The Court uses the Cohan rule in its analysis. The Cohan rule is a judge made rule that allows the Tax Court to estimate the allowable deduction amount when a taxpayer establishes a deductible expense was paid but fails to establish the amount of the deduction. The taxpayer may substantiate deductions through secondary evidence only where the underlying documents were not intentionally lost or destroyed and there must be sufficient evidence to permit the Court to conclude a deductible expense was paid or incurred in at least the amount allowed.

However, the Cohan rule has limitations and Code section 274(d) requires higher substantiation with regard to travel, meals and entertainment, and listed property, including passenger automobiles (in other words, expenses claimed by Ms. Gentry). For these expenses, a taxpayer must be able to prove the amount of each separate expenditure, the amount of each business use, and the business purpose for the expenditure with respect to that property.

Even though the Cohan rule and the relaxed evidentiary standard of an S case might have resulted in a ruling at least partially in Ms. Gentry’s favor, section 274(d) overrode each of the potentially relaxed standards for proving expenses resulting in a bench opinion in which the Court sustained the disallowances of the expenses in the notice of deficiency and decided in favor of the IRS.

Takeaways: For one, a taxpayer needs to be able to substantiate deductions claimed on a tax return. Receipts, bank records and other documents can be the evidence that will make or break a petitioner’s case. Keeping good business records and maintaining a separate business account are essentials to prove business deductions are valid.

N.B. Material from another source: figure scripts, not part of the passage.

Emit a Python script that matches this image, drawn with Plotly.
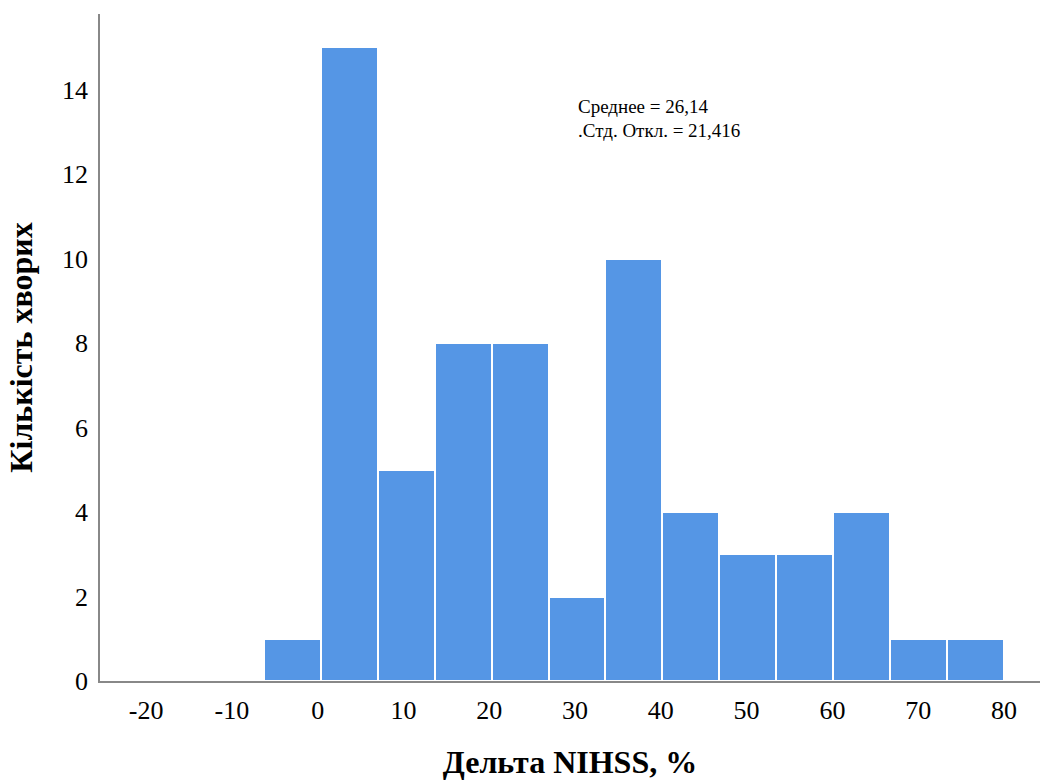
import plotly.graph_objects as go

bin_width = 6.635
first_bin_start = -6.26
counts = [1, 15, 5, 8, 8, 2, 10, 4, 3, 3, 4, 1, 1]
x_ticks = [-20, -10, 0, 10, 20, 30, 40, 50, 60, 70, 80]
y_ticks = [0, 2, 4, 6, 8, 10, 12, 14]
stats_lines = ["Среднее = 26,14", ".Стд. Откл. = 21,416"]

centers = [first_bin_start + bin_width * (i + 0.5) for i in range(len(counts))]

font_family = "Liberation Serif, Times New Roman, serif"

fig = go.Figure(go.Bar(
    x=centers, y=counts, width=[bin_width] * len(counts),
    marker=dict(color="#5596E5", line=dict(color="white", width=2)),
))

fig.update_layout(
    width=1041, height=780,
    margin=dict(l=100, r=1, t=14, b=99),
    plot_bgcolor="white", paper_bgcolor="white",
    font=dict(family=font_family, color="black"),
    showlegend=False,
    bargap=0,
)
fig.update_xaxes(
    range=[-25.37, 84.2], tickvals=x_ticks, ticktext=[str(v) for v in x_ticks],
    showgrid=False, zeroline=False, showline=True, linecolor="#888888", linewidth=1.5,
    ticks="outside", ticklen=5, tickcolor="rgba(0,0,0,0)", tickfont=dict(size=26, family=font_family),
    title=dict(text="<b>Дельта NIHSS, %</b>", font=dict(size=32, family=font_family), standoff=30),
)
fig.update_yaxes(
    range=[0, 15.79], tickvals=y_ticks,
    showgrid=False, zeroline=False, showline=True, linecolor="#888888", linewidth=1.5,
    ticks="outside", ticklen=5, tickcolor="rgba(0,0,0,0)", tickfont=dict(size=26, family=font_family),
    title=dict(text="<b>Кількість хворих</b>", font=dict(size=32, family=font_family), standoff=20),
)
for txt, yp in zip(stats_lines, [0.862, 0.826]):
    fig.add_annotation(
        x=0.507, y=yp, xref="paper", yref="paper", xanchor="left", yanchor="middle",
        text=txt, showarrow=False, align="left", borderpad=0,
        font=dict(size=19, family=font_family, color="black"),
    )
fig.write_html("out.html")
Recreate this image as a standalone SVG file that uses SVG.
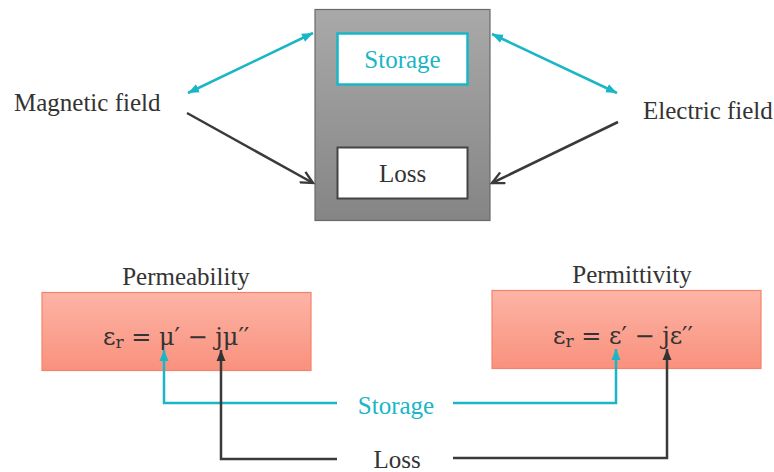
<svg xmlns="http://www.w3.org/2000/svg" width="774" height="472" viewBox="0 0 774 472">
  <defs>
    <linearGradient id="grayFill" x1="0" y1="0" x2="0" y2="1">
      <stop offset="0" stop-color="#a9a9a9"/>
      <stop offset="1" stop-color="#858585"/>
    </linearGradient>
    <linearGradient id="pinkFill" x1="0" y1="0" x2="0" y2="1">
      <stop offset="0" stop-color="#fdb4a6"/>
      <stop offset="1" stop-color="#f9917d"/>
    </linearGradient>
    <marker id="tealHead" markerUnits="userSpaceOnUse" markerWidth="12" markerHeight="10" refX="11" refY="5" orient="auto-start-reverse">
      <path d="M0,0.5 L11,5 L0,9.5 z" fill="#19b6c6"/>
    </marker>
    <marker id="darkHead" markerUnits="userSpaceOnUse" markerWidth="12" markerHeight="10" refX="11" refY="5" orient="auto">
      <path d="M0,0.5 L11,5 L0,9.5 z" fill="#333"/>
    </marker>
    <marker id="darkOpen" markerUnits="userSpaceOnUse" markerWidth="16" markerHeight="14" refX="13" refY="7" orient="auto">
      <path d="M1,1 L13,7 L1,13" fill="none" stroke="#3a3a3a" stroke-width="2.4"/>
    </marker>
  </defs>
  <style>
    text { font-family: 'Liberation Serif', 'Times New Roman', serif; }
    .txt { font-size: 25px; fill: #333; }
    .teal { fill: #19b6c6; }
    .math { font-family: 'DejaVu Serif', 'Liberation Serif', serif; font-size: 24px; fill: #333; }
    .tealLine { fill: none; stroke: #19b6c6; stroke-width: 2.5; }
    .darkLine { fill: none; stroke: #3a3a3a; stroke-width: 2.5; }
  </style>

  <rect width="774" height="472" fill="#ffffff"/>

  <!-- central material block -->
  <g id="material">
    <rect x="315" y="9.5" width="175" height="211" fill="url(#grayFill)" stroke="#6a6a6a" stroke-width="1.2"/>
  </g>
  <g id="storage-box">
    <rect x="337.5" y="33.5" width="130" height="51" fill="#ffffff" stroke="#19b6c6" stroke-width="2.5"/>
    <text class="txt teal" x="402.5" y="68" text-anchor="middle">Storage</text>
  </g>
  <g id="loss-box">
    <rect x="337.5" y="147.5" width="130" height="51" fill="#ffffff" stroke="#444" stroke-width="2"/>
    <text class="txt" x="402.5" y="182" text-anchor="middle">Loss</text>
  </g>

  <!-- field labels -->
  <g id="magnetic-field">
    <text class="txt" x="14" y="111">Magnetic field</text>
  </g>
  <g id="electric-field">
    <text class="txt" x="643" y="119">Electric field</text>
  </g>

  <!-- material parameter boxes -->
  <g id="permeability">
    <text class="txt" x="186" y="285" text-anchor="middle">Permeability</text>
    <rect x="42" y="292.5" width="269" height="78" fill="url(#pinkFill)" stroke="#f3846b" stroke-width="1.2"/>
    <text class="math" x="103" y="345">ε<tspan font-size="17" dy="3">r</tspan><tspan dy="-3"> = μ′ − jμ′′</tspan></text>
  </g>
  <g id="permittivity">
    <text class="txt" x="632" y="283" text-anchor="middle">Permittivity</text>
    <rect x="492" y="290.5" width="269" height="78" fill="url(#pinkFill)" stroke="#f3846b" stroke-width="1.2"/>
    <text class="math" x="553" y="344">ε<tspan font-size="17" dy="3">r</tspan><tspan dy="-3"> = ε′ − jε′′</tspan></text>
  </g>

  <!-- bottom labels -->
  <g id="storage-label">
    <text class="txt teal" x="396" y="414" text-anchor="middle">Storage</text>
  </g>
  <g id="loss-label">
    <text class="txt" x="397" y="468" text-anchor="middle">Loss</text>
  </g>

  <!-- connectors -->
  <g id="connectors">
    <line class="tealLine" x1="188" y1="93" x2="313" y2="33" marker-start="url(#tealHead)" marker-end="url(#tealHead)"/>
    <line class="darkLine" x1="187" y1="113" x2="313" y2="183" marker-end="url(#darkOpen)"/>
    <line class="tealLine" x1="492" y1="34" x2="617" y2="93" marker-start="url(#tealHead)" marker-end="url(#tealHead)"/>
    <line class="darkLine" x1="618" y1="122" x2="492" y2="183" marker-end="url(#darkOpen)"/>

    <polyline class="tealLine" points="337,403 164,403 164,350" marker-end="url(#tealHead)"/>
    <polyline class="tealLine" points="453,403 616,403 616,349" marker-end="url(#tealHead)"/>
    <polyline class="darkLine" points="337,459 221,459 221,350" marker-end="url(#darkHead)"/>
    <polyline class="darkLine" points="453,458 667,458 667,349" marker-end="url(#darkHead)"/>
  </g>
</svg>
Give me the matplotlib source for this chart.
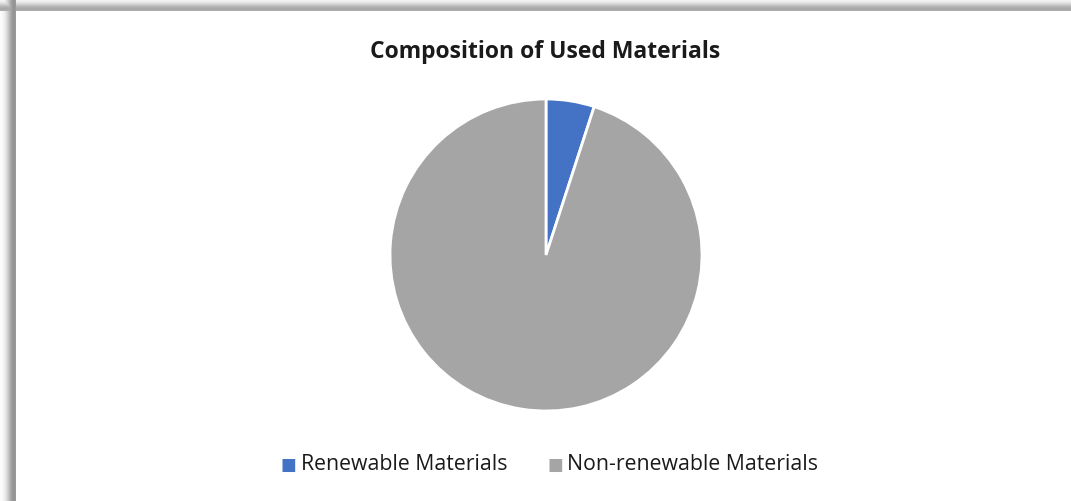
import numpy as np
import matplotlib.pyplot as plt

# данные
labels = ['Renewable Materials', 'Non-renewable Materials']
values = [5, 95]
colors = ['#4472C4', '#A5A5A5']

W, H = 1071, 502
fig = plt.figure(figsize=(W / 100, H / 100), dpi=100)

# фон с тенью рамки
bg = fig.add_axes([0, 0, 1, 1])
xx, yy = np.meshgrid(np.arange(W) + 0.5, np.arange(H) + 0.5)
dl = np.clip(16 - xx, 0, None)
dt = np.clip(12 - yy, 0, None)
sh_l = np.where(xx < 16, 0.42 * np.exp(-((dl - 2) / 7.0) ** 2), 0)
sh_t = np.where(yy < 12, 0.34 * np.exp(-((dt - 2) / 6.0) ** 2), 0)
shade = np.maximum(sh_l, sh_t)
shade[(xx >= 16) & (yy >= 12)] = 0
img = 1 - shade
bg.imshow(img, cmap='gray', vmin=0, vmax=1, extent=[0, W, H, 0], interpolation='nearest')
bg.set_xlim(0, W)
bg.set_ylim(H, 0)
bg.axis('off')

# пирог
cx, cy, r = 546, 256, 156
ax = fig.add_axes([(cx - r) / W, (H - cy - r) / H, 2 * r / W, 2 * r / H])
ax.pie(values, colors=colors, startangle=90, counterclock=False,
       wedgeprops=dict(edgecolor='white', linewidth=2))
ax.set_xlim(-1, 1)
ax.set_ylim(-1, 1)
ax.set_aspect('equal')

fig.text(545 / W, 1 - 52 / H, 'Composition of Used Materials', ha='center', va='center',
         fontsize=16.5, fontweight='bold', family='Open Sans', color='#1a1a1a')

# легенда
leg_y = 1 - 465 / H
fig.text(288 / W, leg_y, '■', ha='center', va='center', fontsize=12, color=colors[0])
fig.text(301 / W, leg_y, labels[0], ha='left', va='center', fontsize=15.3, family='Open Sans', color='#1a1a1a')
fig.text(555 / W, leg_y, '■', ha='center', va='center', fontsize=12, color=colors[1])
fig.text(567 / W, leg_y, labels[1], ha='left', va='center', fontsize=15.3, family='Open Sans', color='#1a1a1a')

fig.savefig('out.png', dpi=100)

The other main takeaway is that a petitioner cannot fully rely on the Cohan rule in Tax Court. While the rule allows the judge some leeway when primary evidence (the documents mentioned above) is unavailable because secondary evidence (such as testimony) may be sufficient, Congress has limited the application of the Cohan rule. There are instances such as the case in question where the Internal Revenue Code spells out higher substantiation requirements and the Cohan rule will not apply.